Iain Macintyre | |
Birth Name: | Iain Macintyre |
Birth Date: | 1924 8, df=yes |
Birth Place: | Glasgow, Scotland |
Death Place: | London, England |
Education: | Jordanhill College School University of Glasgow |
Occupation: | Professor of Chemical Pathology |
Known For: | Research into calcium metabolism Sequencing of calcitonin Research into nitric oxide |
Work Institutions: | Royal Postgraduate Medical School, London William Harvey Research Institute, London |
Prizes: | Gairdner International Award Buchanan medal |
Child: | 1 |
Iain Macintyre FRS (30 August 192418 September 2008) was a British endocrinologist who made important contributions to the understanding of calcium regulation and bone metabolism. Shortly after the hormone calcitonin had been described by Harold Copp, Macintyre's team was the first to isolate and sequence the hormone and to demonstrate its origin in the parafollicular cells of the thyroid gland. He subsequently analysed its physiological actions. Along with H. R. Morris he isolated and sequenced calcitonin gene-related peptide.

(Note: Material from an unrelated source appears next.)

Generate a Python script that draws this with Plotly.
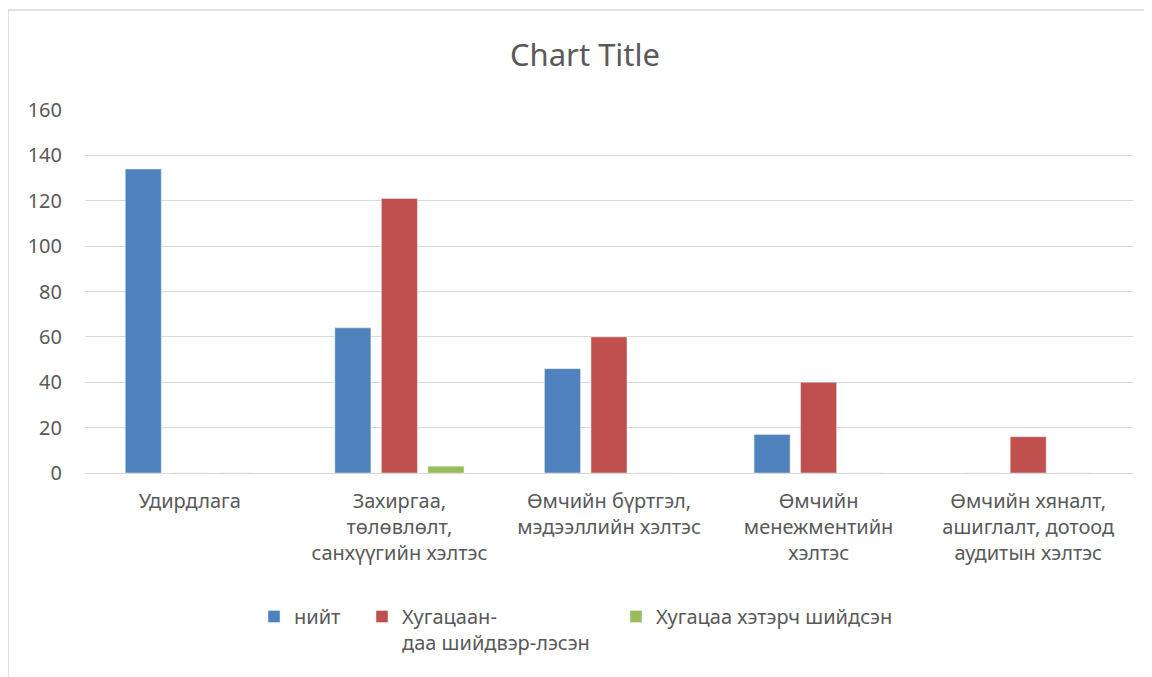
import plotly.graph_objects as go

categories = [
    "Удирдлага",
    "Захиргаа,<br>төлөвлөлт,<br>санхүүгийн хэлтэс",
    "Өмчийн бүртгэл,<br>мэдээллийн хэлтэс",
    "Өмчийн<br>менежментийн<br>хэлтэс",
    "Өмчийн хяналт,<br>ашиглалт, дотоод<br>аудитын хэлтэс",
]
niit = [134, 64, 46, 17, 0]
hugatsaandaa = [0, 121, 60, 40, 16]
hetersen = [0, 3, 0, 0, 0]
series_names = ["нийт", "Хугацаан-<br>даа шийдвэр-лэсэн", "Хугацаа хэтэрч шийдсэн"]
colors = ["#4F81BD", "#C0504D", "#9BBB59"]
y_ticks = [0, 20, 40, 60, 80, 100, 120, 140, 160]

FONT = "Noto Sans"
TXT = "#595959"
OFF = 8  # page body offset
W, H = 1152 - OFF, 677 - OFF

fig = go.Figure()
for i, (name, vals, col) in enumerate(zip(series_names, [niit, hugatsaandaa, hetersen], colors)):
    fig.add_trace(go.Bar(
        x=categories, y=vals, name=name, marker_color=col, showlegend=True,
        legend="legend" if i == 0 else f"legend{i+1}",
    ))

legend_common = dict(
    orientation="h", yanchor="top", xanchor="left",
    font=dict(family=FONT, size=20, color=TXT),
    bgcolor="rgba(0,0,0,0)", itemwidth=30, tracegroupgap=0,
    valign="top",
)
# plot area spans px 85..1133 (width 1048), 110..473 (height 363) in the viewport
def px2x(px):
    return (px - 85) / 1048.0

def px2y(py):
    return (473 - py) / 363.0

fig.update_layout(
    width=W, height=H, showlegend=True,
    paper_bgcolor="white", plot_bgcolor="white",
    margin=dict(l=85 - OFF, r=1152 - 1133, t=110 - OFF, b=677 - 473),
    barmode="group", bargap=0.334, bargroupgap=0.226,
    title=dict(text="Chart Title", x=(585 - OFF) / W, xanchor="center",
               y=1 - (55 - OFF) / H, yanchor="middle",
               font=dict(family=FONT, size=31, color=TXT)),
    font=dict(family=FONT, size=20, color=TXT),
    legend=dict(x=px2x(254), y=px2y(597), **legend_common),
    legend2=dict(x=px2x(362), y=px2y(597), **legend_common),
    legend3=dict(x=px2x(616), y=px2y(597), **legend_common),
    xaxis=dict(showgrid=False, showline=True, linecolor="#D9D9D9", linewidth=1,
               ticks="", tickfont=dict(family=FONT, size=20, color=TXT),
               ticklabelstandoff=10),
    yaxis=dict(range=[0, 160], tickvals=y_ticks, showgrid=True, gridcolor="#D9D9D9",
               gridwidth=1, zeroline=False, showline=False, ticks="",
               tickfont=dict(family=FONT, size=20, color=TXT), ticklabelstandoff=22),
    shapes=[
        dict(type="line", xref="paper", yref="paper",
             x0=px2x(8), x1=px2x(1400), y0=px2y(10), y1=px2y(10),
             line=dict(color="#D9D9D9", width=1.5), layer="below"),
        dict(type="line", xref="paper", yref="paper",
             x0=px2x(8), x1=px2x(8), y0=px2y(10), y1=px2y(900),
             line=dict(color="#D9D9D9", width=1.5), layer="below"),
    ],
)

fig.write_html("out.html")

Later research centred on the role played by nitric oxide on bone metabolism.
Macintyre was born in Glasgow on 30 August 1924,[1] the eldest son of John Macintyre and Margaret (née Shaw). He went to school at Jordanhill College School (subsequently Jordanhill School), Glasgow, passing out as joint dux.[2]

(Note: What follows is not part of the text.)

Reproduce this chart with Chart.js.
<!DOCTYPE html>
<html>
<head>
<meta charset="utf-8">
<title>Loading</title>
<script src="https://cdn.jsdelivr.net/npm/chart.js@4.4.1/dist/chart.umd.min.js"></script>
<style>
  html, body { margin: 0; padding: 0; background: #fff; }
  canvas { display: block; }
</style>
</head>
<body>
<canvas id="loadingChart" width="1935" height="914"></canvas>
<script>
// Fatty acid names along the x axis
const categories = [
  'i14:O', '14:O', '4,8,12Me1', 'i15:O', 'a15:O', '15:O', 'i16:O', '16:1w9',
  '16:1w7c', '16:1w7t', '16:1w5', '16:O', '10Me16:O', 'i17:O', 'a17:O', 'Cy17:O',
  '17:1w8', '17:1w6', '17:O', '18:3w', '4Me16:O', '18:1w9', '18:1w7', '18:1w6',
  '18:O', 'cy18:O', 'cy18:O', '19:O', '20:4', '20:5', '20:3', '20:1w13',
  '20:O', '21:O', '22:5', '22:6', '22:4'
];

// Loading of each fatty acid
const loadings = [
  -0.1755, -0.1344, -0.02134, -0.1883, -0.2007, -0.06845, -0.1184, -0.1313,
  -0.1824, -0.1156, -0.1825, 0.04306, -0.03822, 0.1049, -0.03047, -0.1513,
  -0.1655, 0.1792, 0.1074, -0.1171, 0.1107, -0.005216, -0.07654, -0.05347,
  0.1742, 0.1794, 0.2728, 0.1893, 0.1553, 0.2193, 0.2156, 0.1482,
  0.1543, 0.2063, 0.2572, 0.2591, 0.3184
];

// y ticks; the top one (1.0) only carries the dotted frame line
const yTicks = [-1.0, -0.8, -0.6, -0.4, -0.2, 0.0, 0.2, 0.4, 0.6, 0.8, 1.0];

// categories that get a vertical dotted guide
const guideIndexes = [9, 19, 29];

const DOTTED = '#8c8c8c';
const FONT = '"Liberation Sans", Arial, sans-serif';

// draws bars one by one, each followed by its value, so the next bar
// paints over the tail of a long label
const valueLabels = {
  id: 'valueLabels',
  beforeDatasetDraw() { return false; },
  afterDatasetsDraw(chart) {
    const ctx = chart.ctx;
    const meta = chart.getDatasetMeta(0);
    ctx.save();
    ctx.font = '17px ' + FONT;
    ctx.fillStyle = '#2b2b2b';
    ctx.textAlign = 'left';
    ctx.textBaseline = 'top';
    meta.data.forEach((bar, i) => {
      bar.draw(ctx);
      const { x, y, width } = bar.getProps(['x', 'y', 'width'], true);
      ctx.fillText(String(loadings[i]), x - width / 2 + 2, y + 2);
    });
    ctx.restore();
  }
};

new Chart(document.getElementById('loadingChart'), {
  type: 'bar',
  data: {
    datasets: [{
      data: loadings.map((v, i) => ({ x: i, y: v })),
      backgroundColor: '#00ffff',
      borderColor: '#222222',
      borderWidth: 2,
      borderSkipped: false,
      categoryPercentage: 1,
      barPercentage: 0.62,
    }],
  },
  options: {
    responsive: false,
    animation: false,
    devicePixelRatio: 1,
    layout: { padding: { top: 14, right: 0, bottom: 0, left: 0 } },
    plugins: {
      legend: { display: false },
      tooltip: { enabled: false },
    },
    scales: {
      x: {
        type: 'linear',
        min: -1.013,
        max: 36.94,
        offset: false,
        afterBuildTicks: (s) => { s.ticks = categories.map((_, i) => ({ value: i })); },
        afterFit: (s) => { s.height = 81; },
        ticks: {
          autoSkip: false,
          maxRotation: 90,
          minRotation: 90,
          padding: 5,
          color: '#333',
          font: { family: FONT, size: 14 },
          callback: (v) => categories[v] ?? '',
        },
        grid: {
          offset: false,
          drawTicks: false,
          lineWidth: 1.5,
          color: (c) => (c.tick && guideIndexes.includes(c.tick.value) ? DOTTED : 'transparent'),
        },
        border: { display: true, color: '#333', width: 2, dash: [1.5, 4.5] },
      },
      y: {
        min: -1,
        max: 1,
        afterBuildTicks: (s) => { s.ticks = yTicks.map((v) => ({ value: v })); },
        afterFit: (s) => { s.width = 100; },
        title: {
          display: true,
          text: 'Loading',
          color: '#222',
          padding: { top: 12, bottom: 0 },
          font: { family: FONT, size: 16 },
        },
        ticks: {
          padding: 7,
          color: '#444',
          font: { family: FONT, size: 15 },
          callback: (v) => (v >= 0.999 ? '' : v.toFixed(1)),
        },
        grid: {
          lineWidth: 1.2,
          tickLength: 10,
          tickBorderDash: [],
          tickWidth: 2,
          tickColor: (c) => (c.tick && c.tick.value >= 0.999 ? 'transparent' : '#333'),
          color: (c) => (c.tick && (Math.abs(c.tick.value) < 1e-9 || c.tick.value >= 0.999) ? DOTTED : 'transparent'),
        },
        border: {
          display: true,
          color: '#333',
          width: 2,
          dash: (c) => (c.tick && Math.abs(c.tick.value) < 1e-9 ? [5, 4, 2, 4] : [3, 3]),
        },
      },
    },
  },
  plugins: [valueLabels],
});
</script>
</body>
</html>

He entered the University of Glasgow to study medicine and graduated MBChB in 1947.
After house posts in Glasgow, Macintyre began as a trainee pathologist in Sheffield, which involved working as a demonstrator in the laboratory of Dr (later Sir) Hans Krebs, the future Nobel laureate. His contact with Krebs would influence his career choice in chemical pathology.
He joined the chemical pathology department at the Royal Postgraduate Medical School, at the Hammersmith Hospital in London as a registrar. In 1954 he became the Sir Jack Drummond Memorial Fellow, which enabled him to embark on a career of research in biochemistry, initially under the mentorship of Professor Earl King.
He designed and constructed a flame photometer that enabled very accurate measurements of blood calcium and magnesium levels.[3] This led to studies of magnesium deficiency.[4] Shortly after Douglas Harold Copp's discovery of the hormone calcitonin,[5] Macintyre's group demonstrated that the hormone was produced in the parafollicular cells of the thyroid rather than the parathyroid gland as suggested by Copp.[6] In 1967 the Gardner International Award was made jointly to Copp and Macintyre for their work on the origin and existence of calcitonin. Macintyre's laboratory also purified and then sequenced both porcine calcitonin and human calcitonin.[7] His team also demonstrated calcitonin gene-related peptide,[8] which they went on to sequence[9] and then characterise.[10]
A major contribution to education during Macintyre's time at the Hammersmith Hospital was the organisation of international endocrinology conferences held every two years between 1967 and 1981. These were attended by leading workers in the field of endocrinology from around the world.
He was promoted to the chair of endocrine chemistry and chemical pathology in 1967, and in 1982 was appointed director of the Wellcome Endocrine Unit based at Hammersmith Hospital. The research interest expanded into the role of vitamin D in bone metabolism.
On retiring from the Hammersmith Hospital, Macintyre became research director at the William Harvey Research Institute of the University of London. There his research centred on the role of nitric oxide in bone metabolism.
In 1967 MacIntyre was awarded (jointly) the Canada Gairdner International Award.
He was the recipient of the IBMS Elsevier Award at the XIth ICCRH Conference in Florence in 1992. This award is given to "for outstanding research and teaching throughout their career by an IBMS member in the fields of bone and mineral metabolism".[11] He was elected a Fellow of the Royal Society in 1996, which awarded him the Buchanan Medal in 2006.
Macintyre married Mabel (Mabs) Wilson Jamieson, on 14 July 1947 in the Chapel of the University of Glasgow. She died in 2003. They had one daughter, Fiona Bell Macintyre.
He died in London on 18 September 2008.